Immediately I felt like crying. I couldn’t believe I’d done that. I’d checked the card, several times over the last few months, and I swore I had the right day. Maybe they’d written it down wrong. Maybe this wasn’t my mistake at all, but theres instead. Maybe?
I wouldn’t normally have felt like bursting into tears over something like this, but I hadn’t slept well, fallen to sleep after finding out another terrorist attack had taken place, and even the death of a famous Toronto mayor, of cancer, this had contributed to my state of sensitivity.
I don’t know. Something about the situation I was in, the coming together of the events already that morning, it all felt kind of unreal.
“Really?” I said. “Thank you very much.”
The receptionist must have taken pity on me. “It’s her OB morning, but I can squeeze you in somewhere.”
“Oh thank you very much,” I said, grateful I wasn’t going to leave without finding out what my test results were, without getting a chance to speak with the doctor about my situation.
I took my seat, preparing to wait as long as possible, as I knew I was lucky to still be seen. All around me, women were arriving, being weighed and getting their blood pressure taken, being shown to exam rooms to see the doctor for their varied, so-and-so month checkups, all in different stages of pregnancy. Here they were. I didn’t know their stories and they didn’t know mine, but I began to feel out-of-place and silly amongst them.
One woman came out to meet her husband and young child. I wondered about all the women there alone vs the one there with, likely, her supportive partner. But maybe the other fathers had to work and couldn’t get off. Who knew. None of us truly knew another’s life and circumstances. That would, likely, be too much of a weight to carry anyway…even more than any fetus.
Speaking of unborn babies, I wanted to cry, at the realities and the uncertainties. But I wasn’t going to cry, there, in front of all those pregnant and expecting mothers, some already mothers, whose hormones and the huge event to soon happen to them actually had more of a physical reason to burst into tears than I had.
But of course I had a reason, my reasons, several reasons, but I didn’t do it, not there in front of everyone, receptionist and patients, in that waiting room on a Tuesday.
I wasn’t there, on that OB morning, for the same reasons as everyone else and I didn’t think I ever would be. I really really didn’t know what I felt about that likelihood.

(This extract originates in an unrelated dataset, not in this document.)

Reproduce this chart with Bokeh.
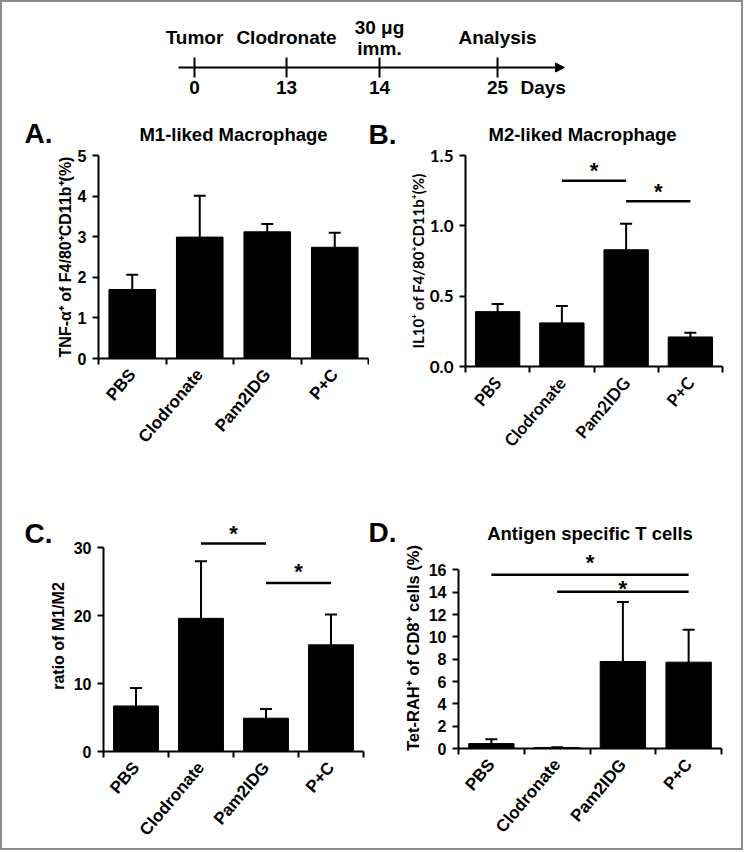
import math
from bokeh.plotting import figure
from bokeh.models import (Range1d, FixedTicker, Whisker, TeeHead, ColumnDataSource,
                          Label, Arrow, NormalHead, NumeralTickFormatter)
from bokeh.layouts import column, row
from bokeh.core.properties import value
from bokeh.embed import file_html
from bokeh.resources import INLINE

# ---------------- data ----------------
groups = ["PBS", "Clodronate", "Pam2IDG", "P+C"]

m1_mean = [1.70, 2.99, 3.12, 2.74]
m1_err = [0.36, 1.02, 0.19, 0.36]

m2_mean = [0.39, 0.31, 0.83, 0.21]
m2_err = [0.055, 0.12, 0.185, 0.03]

ratio_mean = [6.7, 19.6, 4.9, 15.7]
ratio_err = [2.65, 8.4, 1.35, 4.45]

tet_mean = [0.44, 0.08, 7.79, 7.73]
tet_err = [0.38, 0.04, 5.34, 2.9]

# significance comparisons: (from group, to group, bar height)
m2_sig = [("Clodronate", "Pam2IDG", 1.32), ("Pam2IDG", "P+C", 1.175)]
ratio_sig = [("Clodronate", "Pam2IDG", 30.6), ("Pam2IDG", "P+C", 24.8)]
tet_sig = [("PBS", "P+C", 15.55), ("Clodronate", "P+C", 14.03)]

m1_ticks = [0, 1, 2, 3, 4, 5]
m2_ticks = [0, 0.5, 1.0, 1.5]
ratio_ticks = [0, 10, 20, 30]
tet_ticks = [0, 2, 4, 6, 8, 10, 12, 14, 16]

tl_days = ["0", "13", "14", "25"]
tl_events = ["Tumor", "Clodronate", "30 \u03bcg\nimm.", "Analysis"]

# ---------------- layout / style constants ----------------
ARIAL = "Liberation Sans"
CALIBRI = "Lato"
TL_SLOTS = [0.0, 0.995, 2.0, 3.276]   # schematic (non-linear) timeline positions
TL_PX = 92.5                           # pixels per slot
TL_X0 = 192                            # fig-x of slot 0
CAT_ANGLE = 0.87                       # rotation of category labels (rad)


def style_text(prefix, model, font, size):
    setattr(model, prefix + "_font", font)
    setattr(model, prefix + "_font_style", "bold")
    setattr(model, prefix + "_font_size", size)


def panel(width, height, borders, y_range, ticks, means, errs, ylabel, title,
          letter, letter_xy, sig=None, star_dy=None, font=ARIAL, fmt=None,
          title_offset=None, title_standoff=10, tick_size="16px", label_size="16px",
          cat_size="17px", label_standoff=4):
    left, right, top, bottom = borders
    n = len(groups)
    p = figure(width=width, height=height, x_range=Range1d(0, n),
               y_range=Range1d(*y_range), output_backend="svg",
               toolbar_location=None, min_border_left=left,
               min_border_right=right, min_border_top=top,
               min_border_bottom=bottom, frame_align=False)
    p.grid.visible = False
    p.outline_line_color = None

    centers = [i + 0.5 for i in range(n)]
    src = ColumnDataSource(dict(x=centers, mean=means,
                                upper=[m + e for m, e in zip(means, errs)]))
    p.vbar(x="x", top="mean", bottom=0, width=0.69, source=src, fill_color="black",
           line_color="black")
    wh = Whisker(source=src, base="x", lower="mean", upper="upper",
                 dimension="height", line_width=2, line_color="black",
                 lower_head=None,
                 upper_head=TeeHead(size=12, line_width=2, line_color="black"))
    p.add_layout(wh)

    if sig:
        idx = {g: i + 0.5 for i, g in enumerate(groups)}
        x0 = [idx[a] for a, b, h in sig]
        x1 = [idx[b] for a, b, h in sig]
        hs = [h for a, b, h in sig]
        p.segment(x0=x0, y0=hs, x1=x1, y1=hs, line_width=2.5, line_color="black")
        p.text(x=[(a + b) / 2 for a, b in zip(x0, x1)], y=hs, text=["*"] * len(hs),
               y_offset=star_dy, text_align="center", text_baseline="alphabetic",
               text_font=value(ARIAL), text_font_style="bold",
               text_font_size="22px", text_color="black")

    # x axis: boundary ticks as minor ticks, labels at category centres
    xa = p.xaxis[0]
    xa.ticker = FixedTicker(ticks=centers, minor_ticks=list(range(n + 1)))
    xa.major_label_overrides = {c: g for c, g in zip(centers, groups)}
    xa.major_tick_line_color = None
    xa.major_tick_out = 6
    xa.major_tick_in = 0
    xa.minor_tick_out = 6
    xa.minor_tick_in = 0
    xa.minor_tick_line_width = 2
    xa.minor_tick_line_color = "black"
    xa.axis_line_width = 2
    xa.axis_line_color = "black"
    xa.major_label_orientation = CAT_ANGLE
    xa.major_label_standoff = 7
    style_text("major_label_text", xa, font, cat_size)
    xa.major_label_text_color = "black"

    ya = p.yaxis[0]
    ya.ticker = FixedTicker(ticks=ticks, minor_ticks=[])
    ya.bounds = (0, ticks[-1])
    ya.minor_tick_line_color = None
    ya.major_tick_out = 6
    ya.major_tick_in = 0
    ya.major_tick_line_width = 2
    ya.major_tick_line_color = "black"
    ya.axis_line_width = 2
    ya.axis_line_color = "black"
    ya.major_label_standoff = 6
    style_text("major_label_text", ya, font, tick_size)
    ya.major_label_text_color = "black"
    if fmt is not None:
        ya.formatter = fmt
    ya.axis_label = ylabel
    style_text("axis_label_text", ya, font, label_size)
    ya.axis_label_text_color = "black"
    ya.axis_label_standoff = label_standoff

    if title:
        p.title.text = title
        if title_offset is None:
            p.title.align = "center"
        else:
            p.title.align = "left"
            p.title.offset = title_offset
        p.title.standoff = title_standoff
        style_text("text", p.title, ARIAL, "18.5px")
        p.title.text_color = "black"

    lx, ly = letter_xy
    p.add_layout(Label(x=lx, y=ly, text=letter,
                       text_font=ARIAL, text_font_style="bold", text_font_size="28px",
                       text_baseline="middle", text_align="left",
                       text_color="black"), "left")
    return p


# ---------------- timeline ----------------
TW, TH = 739, 108
tl = figure(width=TW, height=TH, x_range=Range1d(-TL_X0 / TL_PX, (TW - TL_X0) / TL_PX),
            y_range=Range1d(TH, 0), x_axis_type=None, y_axis_type=None,
            toolbar_location=None, output_backend="svg", min_border=0,
            frame_align=False)
tl.outline_line_color = None
tl.add_layout(Arrow(x_start=-0.173, y_start=65, x_end=4.0, y_end=65, line_width=2,
                    line_color="black",
                    end=NormalHead(size=9, fill_color="black", line_color="black")))
tl.segment(x0=TL_SLOTS, y0=[55] * 4, x1=TL_SLOTS, y1=[75] * 4, line_width=2,
           line_color="black")
tl.text(x=TL_SLOTS, y=[35] * 4, text=tl_events, text_align="center",
        text_baseline="middle", text_font=value(ARIAL), text_font_style="bold",
        text_font_size="19px", text_color="black", text_line_height=1.0)
tl.text(x=TL_SLOTS, y=[85] * 4, text=tl_days, text_align="center",
        text_baseline="middle", text_font=value(ARIAL), text_font_style="bold",
        text_font_size="19px", text_color="black")
tl.text(x=[3.77], y=[85], text=["Days"], text_align="center",
        text_baseline="middle", text_font=value(ARIAL), text_font_style="bold",
        text_font_size="19px", text_color="black")

# ---------------- panels ----------------
pa = panel(367, 350, (96, 1, 44, 102), (0, 5), m1_ticks, m1_mean, m1_err,
           "TNF-\u03b1\u207a of F4/80\u207aCD11b\u207a(%)", "M1-liked Macrophage",
           "A.", (-1.096, 5.55), title_standoff=22, label_standoff=1)
pb = panel(372, 350, (96, 19, 43, 94), (0, 1.5), m2_ticks, m2_mean, m2_err,
           "IL10\u207a of F4/80\u207aCD11b\u207a(%)", "M2-liked Macrophage",
           "B.", (-1.51, 1.648), sig=m2_sig, star_dy=[-10, -10], font=CALIBRI,
           fmt=NumeralTickFormatter(format="0.0"), title_offset=23, title_standoff=22,
           tick_size="17px", label_size="15px", cat_size="17px", label_standoff=0)
pc = panel(367, 388, (101, 6, 60, 97), (0, 34), ratio_ticks, ratio_mean, ratio_err,
           "ratio of M1/M2", "", "C.", (-1.215, 32.13), sig=ratio_sig,
           star_dy=[-10, -12])
pd = panel(372, 388, (89, 20, 87, 100), (0, 18), tet_ticks, tet_mean, tet_err,
           "Tet-RAH\u207a of CD8\u207a cells (%)", "Antigen specific T cells",
           "D.", (-1.369, 19.34), sig=tet_sig, star_dy=[-12, -3], title_offset=None,
           title_standoff=8, label_size="16.5px")

layout = column(tl, row(pa, pb), row(pc, pd),
                styles={"border": "2px solid #8c8c8c"})

open("out.html", "w").write(file_html(layout, INLINE))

Forty-five minutes later, I left still wanting to cry. So many things about that day felt unreal to me. Yet another global terrorist attack. Yet another life taken too soon from cancer.
And as for myself, I was sick of yet another symptom with nothing causing it. No blood test or examination result could be connected to how I was feeling. I’d stumped yet another medical professional, but I definitely wasn’t there for the same happy, blessed occasion as the rest.
I’d been through this before. Really had enough. Really sick of it. Real ridiculous. No, really.
So, the list of the unreal grows and grows and grows.
It’s really unreal that certain people are in the running for the US presidency.
It’s so unreal to me that people, the book buying public, that they seem to require life to be spoon fed to them, as someone pointed out to me how unlikely any publisher is to want a memoir when they can have yet another how-to.. diet or get-rich success story.
And it’s really
to me that I’ve been doing this
for almost exactly one whole year,
At least I have stream of consciousness writing to help me work through the realities of life.
Where, oh where, would I be without you?